In 2.0-litre dCi form the Megane boasts a satisfying combination of performance and economy, and the engine's laid back nature makes progress at any speed very easy. Unlike most diesel engines of this capacity and output, the torque is spread evenly over the entire rev range, so it avoids a huge surge of acceleration which ends just as rapidly. Instead it makes linear but rapid progress, right up to the red line. This makes it much easier to drive when travelling at speed, as it requires fewer gearchanges than some of its rivals. The rest of the driving experience is good, but it is not as enjoyable as some of the competition. The steering is consistent and light, but has less feel than some, but the suspension does a good job of balancing good grip and ride comfort.
Family car appeal
The Megane has a strong case for making an excellent family car, thanks to its good refinement, practicality and spaciousness. Even taller children or adults can get comfortable in the rear seats while still leaving sufficient space in the boot.
First car appeal
For first time car buyers the Megane has plenty to recommend it, most notably the ease of driving and the strong level of passive safety. On the downside the 2.0-litre diesel version will be a little expensive to buy and insure for a new driver, though a smaller-engined version would be ideal in many respects.
Quality and image
A small but marked improvement in quality pushes the Megane up with the best in this class, and the overall fit and finish should meet the demands of even the most discerning buyers. In terms of image, the Megane's shape goes some way to create an image of French flair, although in most respects it is actually a very sensible and practical car.

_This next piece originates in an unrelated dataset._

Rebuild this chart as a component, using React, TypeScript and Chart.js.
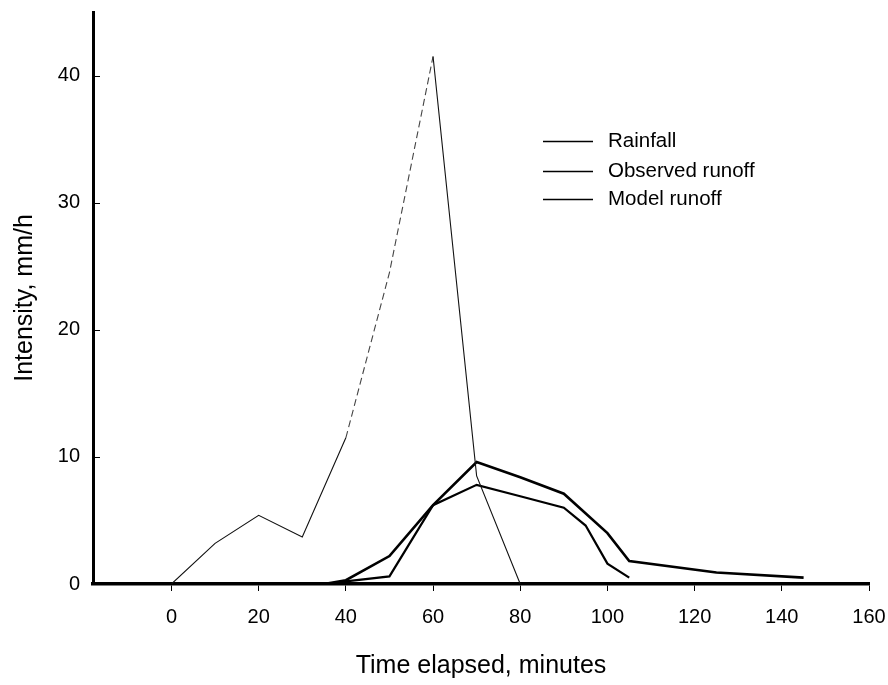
import React, { useEffect, useRef } from "react";
import { Chart, registerables } from "chart.js";

Chart.register(...registerables);

// ---- data ----
const rainfallX = [0, 10, 20, 30, 40, 45, 50, 55, 60, 70, 80];
const rainfallY = [0, 3.2, 5.4, 3.7, 11.5, 18, 24.5, 33, 41.5, 8.5, 0];

const observedX = [35, 40, 50, 60, 70, 80, 90, 100, 105, 125, 145];
const observedY = [0, 0.3, 2.2, 6.2, 9.6, 8.4, 7.1, 4.0, 1.8, 0.9, 0.5];

const modelX = [37, 40, 50, 60, 70, 80, 90, 95, 100, 105];
const modelY = [0, 0.2, 0.6, 6.2, 7.8, 6.9, 6.0, 4.6, 1.6, 0.5];

const xTicks = [0, 20, 40, 60, 80, 100, 120, 140, 160];
const yTicks = [0, 10, 20, 30, 40];

const seriesNames = ["Rainfall", "Observed runoff", "Model runoff"];
const xTitle = "Time elapsed, minutes";
const yTitle = "Intensity, mm/h";

const FONT = "'Liberation Sans', Arial, sans-serif";

const toPoints = (xs: number[], ys: number[]) => xs.map((x, i) => ({ x, y: ys[i] }));

const legendAndTicksPlugin = {
  id: "legendAndTicks",
  afterDraw(chart: any) {
    const ctx = chart.ctx as CanvasRenderingContext2D;
    const yScale = chart.scales.y;
    const area = chart.chartArea;
    ctx.save();
    // inner tick marks on the y axis
    ctx.strokeStyle = "#000";
    ctx.lineWidth = 1;
    yTicks.forEach((v) => {
      const py = Math.round(yScale.getPixelForValue(v)) + 0.5;
      ctx.beginPath();
      ctx.moveTo(area.left, py);
      ctx.lineTo(area.left + 7, py);
      ctx.stroke();
    });
    // legend
    const lx0 = area.left + 450;
    const lx1 = lx0 + 50;
    const tx = lx0 + 65;
    const rows = [area.top + 129, area.top + 159, area.top + 187];
    ctx.font = `20.5px ${FONT}`;
    ctx.textBaseline = "middle";
    ctx.textAlign = "left";
    ctx.fillStyle = "#000";
    seriesNames.forEach((name, i) => {
      ctx.lineWidth = 1.3;
      ctx.beginPath();
      ctx.moveTo(lx0, rows[i] + 0.5);
      ctx.lineTo(lx1, rows[i] + 0.5);
      ctx.stroke();
      ctx.fillText(name, tx, rows[i]);
    });
    ctx.restore();
  },
};

export default function App() {
  const canvasRef = useRef<HTMLCanvasElement | null>(null);

  useEffect(() => {
    if (!canvasRef.current) return;
    const chart = new Chart(canvasRef.current, {
      type: "line",
      data: {
        datasets: [
          {
            label: seriesNames[0],
            data: toPoints(rainfallX, rainfallY),
            borderColor: "#111",
            borderWidth: 1.1,
            pointRadius: 0,
            tension: 0,
            segment: {
              borderDash: (c: any) =>
                c.p0.parsed.x >= 40 && c.p1.parsed.x <= 60 ? [7, 4] : undefined,
              borderColor: (c: any) =>
                c.p0.parsed.x >= 40 && c.p1.parsed.x <= 60 ? "#444" : "#111",
            },
          },
          {
            label: seriesNames[1],
            data: toPoints(observedX, observedY),
            borderColor: "#000",
            borderWidth: 2.6,
            pointRadius: 0,
            tension: 0,
          },
          {
            label: seriesNames[2],
            data: toPoints(modelX, modelY),
            borderColor: "#000",
            borderWidth: 2.2,
            pointRadius: 0,
            tension: 0,
          },
        ],
      },
      options: {
        animation: false,
        responsive: true,
        maintainAspectRatio: false,
        layout: { autoPadding: false, padding: { top: 12, right: 19, left: 0, bottom: 0 } },
        plugins: {
          legend: { display: false },
          tooltip: { enabled: false },
        },
        scales: {
          x: {
            type: "linear",
            min: -18,
            max: 160,
            afterBuildTicks: (scale: any) => {
              scale.ticks = xTicks.map((v) => ({ value: v }));
            },
            afterFit: (scale: any) => {
              scale.height = 101;
              scale.paddingLeft = 0;
              scale.paddingRight = 0;
            },
            grid: {
              display: true,
              drawOnChartArea: false,
              drawTicks: true,
              tickLength: 7,
              color: "#000",
              lineWidth: 1,
            },
            border: { display: true, width: 3.5, color: "#000" },
            ticks: {
              color: "#000",
              font: { family: FONT, size: 20 },
              padding: 14,
              maxRotation: 0,
              autoSkip: false,
            },
            title: {
              display: true,
              text: xTitle,
              color: "#000",
              font: { family: FONT, size: 25 },
              padding: { top: 0, bottom: 4 },
            },
          },
          y: {
            type: "linear",
            min: 0,
            max: 45,
            afterBuildTicks: (scale: any) => {
              scale.ticks = yTicks.map((v) => ({ value: v }));
            },
            afterFit: (scale: any) => {
              scale.width = 93;
              scale.paddingTop = 0;
              scale.paddingBottom = 0;
            },
            grid: { display: false, drawTicks: false },
            border: { display: true, width: 3, color: "#000" },
            ticks: {
              color: "#000",
              font: { family: FONT, size: 20 },
              padding: 13,
            },
            title: {
              display: true,
              text: yTitle,
              color: "#000",
              font: { family: FONT, size: 25 },
              padding: { top: 10, bottom: 0 },
            },
          },
        },
      },
      plugins: [legendAndTicksPlugin],
    } as any);
    return () => chart.destroy();
  }, []);

  return (
    <div
      style={{
        position: "fixed",
        left: 0,
        top: 0,
        width: 888,
        height: 685,
        background: "#fff",
      }}
    >
      <canvas ref={canvasRef} />
    </div>
  );
}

Even in three-door form, gaining access to the front or rear seats of the Megane is straightforward. The high roofline removes the need to stoop a great deal to gain access, while the long doors give a large aperture. On three-door versions the front seats tilt and slide to make access to the rear seats easy, while on five-door models all passengers can enter without problems. Both versions have a large tailgate that leaves a big aperture to the generous load area.
Stereo and ICE (In car entertainment)
All Megane models are fitted with a radio and CD player, which provides a good standard of sound quality. The unit itself uses rather small buttons that are a little difficult to identify, but this is backed up by the excellent column-mounted controls that allow all the major functions to be operated with ease.
Colours and trim
A significant improvement over the previous generation, the revised Megane has a similar interior in layout but constructed from better materials. On some models the use of much lighter colours such as beige for the seat fabric and on the dashboard makes the cabin feel much more airy and spacious. The overall feel of the cabin is very good, with an excellent mix of materials and colours.
The Megane's distinctive shape is a help when it comes to parking, as the near-vertical rear window makes it easier to determine where the rear of the car is. In other respects the light power steering and progressive clutch makes short work of parking, and reversing sensors are available as an option on most models.
Space saver fitted beneath the boot floor.
Petrol engines: 1.4-litre(100bhp), 1.6-litre(110bhp), 2.0-litre(135bhp) 2.0-litre turbocharged(165bhp) Diesel engines: 1.5-litre(85 and 105bhp), 1.9-litre(115 and 130bhp), 2.0-litre(150bhp). Five-speed manual fitted as standard to 1.4 and 1.6-litre petrols and 1.5-litre 85bhp diesel, all others fitted with six-speed manual gearbox. Four-speed automatic transmission available on 1.6-litre petrol and 1.9-litre diesel. Trim levels are Extreme, Authentique, Expression, Dynamique, Privilege, with additional exterior and interior specifications higher up the range.